## TASK TO COMPLETE
Take the lines from the beginning of the material through the line containing "const yMax = 2500;" and retype them exactly, leaving the pictures out.

Rows from a dataset of charts and code:
· · · ·

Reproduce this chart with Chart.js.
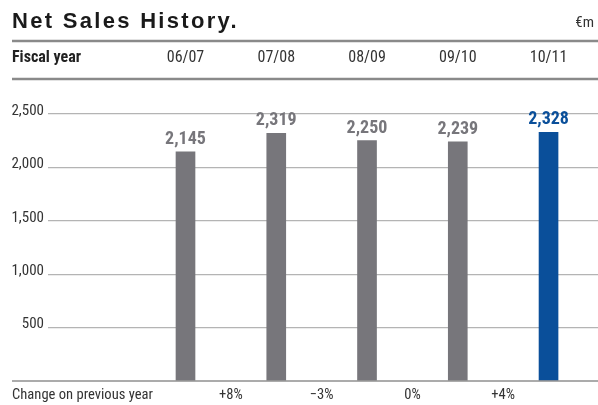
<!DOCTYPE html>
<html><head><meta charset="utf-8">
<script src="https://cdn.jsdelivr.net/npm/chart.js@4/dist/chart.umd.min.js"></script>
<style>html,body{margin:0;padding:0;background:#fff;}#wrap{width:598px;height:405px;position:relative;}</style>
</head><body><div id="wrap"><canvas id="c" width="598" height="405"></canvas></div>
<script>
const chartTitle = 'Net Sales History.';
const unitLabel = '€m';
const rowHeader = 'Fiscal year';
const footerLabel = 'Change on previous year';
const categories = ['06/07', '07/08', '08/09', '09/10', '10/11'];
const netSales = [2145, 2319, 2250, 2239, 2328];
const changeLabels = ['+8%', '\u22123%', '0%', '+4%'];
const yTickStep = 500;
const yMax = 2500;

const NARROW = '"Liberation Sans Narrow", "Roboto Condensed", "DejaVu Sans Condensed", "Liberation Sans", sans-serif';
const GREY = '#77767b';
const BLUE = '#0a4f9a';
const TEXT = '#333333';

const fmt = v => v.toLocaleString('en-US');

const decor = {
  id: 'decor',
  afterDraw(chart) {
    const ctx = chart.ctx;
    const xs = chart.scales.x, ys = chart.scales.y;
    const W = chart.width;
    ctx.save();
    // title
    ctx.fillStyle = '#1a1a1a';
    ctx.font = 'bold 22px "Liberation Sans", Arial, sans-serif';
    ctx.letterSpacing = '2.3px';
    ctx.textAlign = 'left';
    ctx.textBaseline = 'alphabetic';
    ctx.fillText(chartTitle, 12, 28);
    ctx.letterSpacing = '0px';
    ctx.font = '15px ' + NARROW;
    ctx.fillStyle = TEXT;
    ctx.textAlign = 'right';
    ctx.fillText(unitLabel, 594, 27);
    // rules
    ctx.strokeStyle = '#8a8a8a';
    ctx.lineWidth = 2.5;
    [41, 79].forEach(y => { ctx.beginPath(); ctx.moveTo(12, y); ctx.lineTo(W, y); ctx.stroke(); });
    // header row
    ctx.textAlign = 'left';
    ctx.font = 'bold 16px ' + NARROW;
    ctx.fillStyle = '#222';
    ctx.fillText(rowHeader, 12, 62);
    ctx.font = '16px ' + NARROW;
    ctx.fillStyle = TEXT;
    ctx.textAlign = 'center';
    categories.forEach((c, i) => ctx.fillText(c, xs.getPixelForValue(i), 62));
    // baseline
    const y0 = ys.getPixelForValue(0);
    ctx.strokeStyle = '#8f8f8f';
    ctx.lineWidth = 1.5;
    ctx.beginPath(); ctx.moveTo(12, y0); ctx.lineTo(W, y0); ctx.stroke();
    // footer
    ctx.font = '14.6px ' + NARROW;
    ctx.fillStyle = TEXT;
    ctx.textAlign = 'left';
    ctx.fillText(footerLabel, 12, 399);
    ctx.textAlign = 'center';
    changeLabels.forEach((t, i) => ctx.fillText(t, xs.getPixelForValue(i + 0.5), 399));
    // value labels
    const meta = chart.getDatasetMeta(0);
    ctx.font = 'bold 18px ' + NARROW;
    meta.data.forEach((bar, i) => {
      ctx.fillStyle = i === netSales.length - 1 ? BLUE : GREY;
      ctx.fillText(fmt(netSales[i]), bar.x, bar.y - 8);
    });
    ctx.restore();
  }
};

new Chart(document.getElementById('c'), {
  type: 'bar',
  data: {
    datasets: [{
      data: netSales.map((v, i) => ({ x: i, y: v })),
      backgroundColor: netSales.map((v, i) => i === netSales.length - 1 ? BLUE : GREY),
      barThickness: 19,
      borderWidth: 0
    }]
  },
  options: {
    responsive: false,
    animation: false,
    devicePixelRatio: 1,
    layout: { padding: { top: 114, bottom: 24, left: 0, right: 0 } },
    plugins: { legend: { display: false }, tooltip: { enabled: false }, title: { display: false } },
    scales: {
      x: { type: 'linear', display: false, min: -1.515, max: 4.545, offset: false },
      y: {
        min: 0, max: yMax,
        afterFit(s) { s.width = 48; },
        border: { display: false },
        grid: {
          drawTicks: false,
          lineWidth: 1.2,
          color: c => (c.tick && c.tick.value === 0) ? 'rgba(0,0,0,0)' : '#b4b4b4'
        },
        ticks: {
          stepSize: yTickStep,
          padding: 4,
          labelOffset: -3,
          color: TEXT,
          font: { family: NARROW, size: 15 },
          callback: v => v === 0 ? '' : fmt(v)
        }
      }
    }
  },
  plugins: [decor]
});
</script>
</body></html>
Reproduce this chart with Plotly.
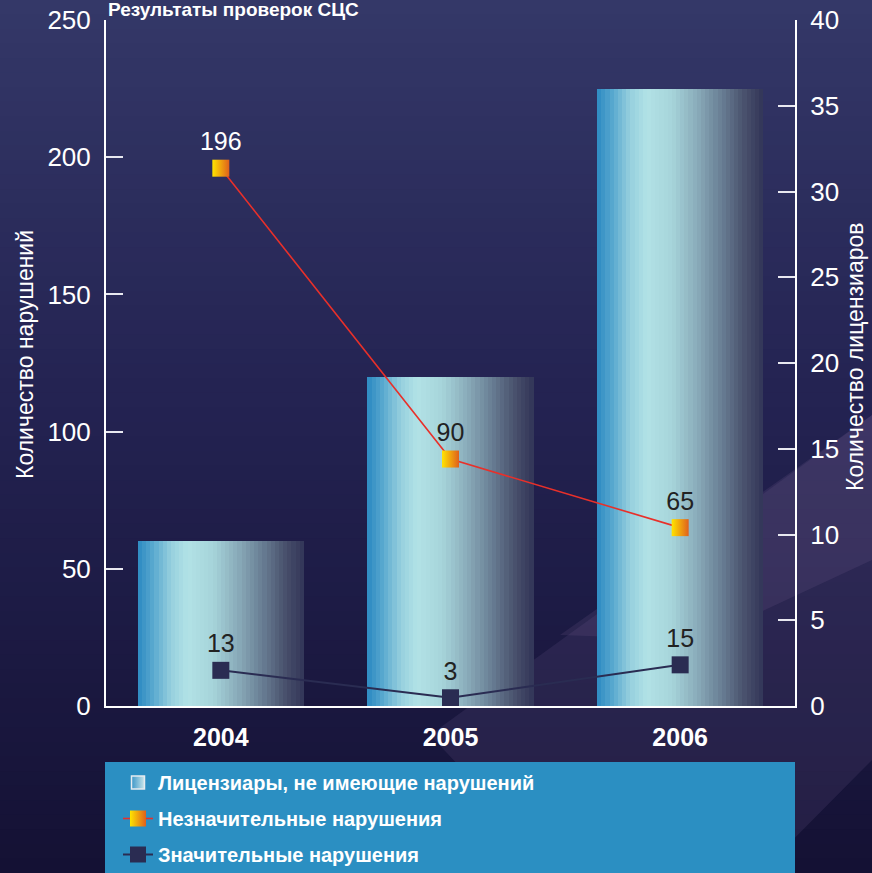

· · · ·

## OUTPUT FOR THIS EXERCISE
Reproduce this chart with Chart.js.
<!DOCTYPE html>
<html><head><meta charset="utf-8">
<script src="https://cdn.jsdelivr.net/npm/chart.js@4/dist/chart.umd.min.js"></script>
<style>html,body{margin:0;padding:0;background:#fff;}#wrap{width:598px;height:405px;position:relative;}</style>
</head><body><div id="wrap"><canvas id="c" width="598" height="405"></canvas></div>
<script>
const chartTitle = 'Net Sales History.';
const unitLabel = '€m';
const rowHeader = 'Fiscal year';
const footerLabel = 'Change on previous year';
const categories = ['06/07', '07/08', '08/09', '09/10', '10/11'];
const netSales = [2145, 2319, 2250, 2239, 2328];
const changeLabels = ['+8%', '\u22123%', '0%', '+4%'];
const yTickStep = 500;
const yMax = 2500;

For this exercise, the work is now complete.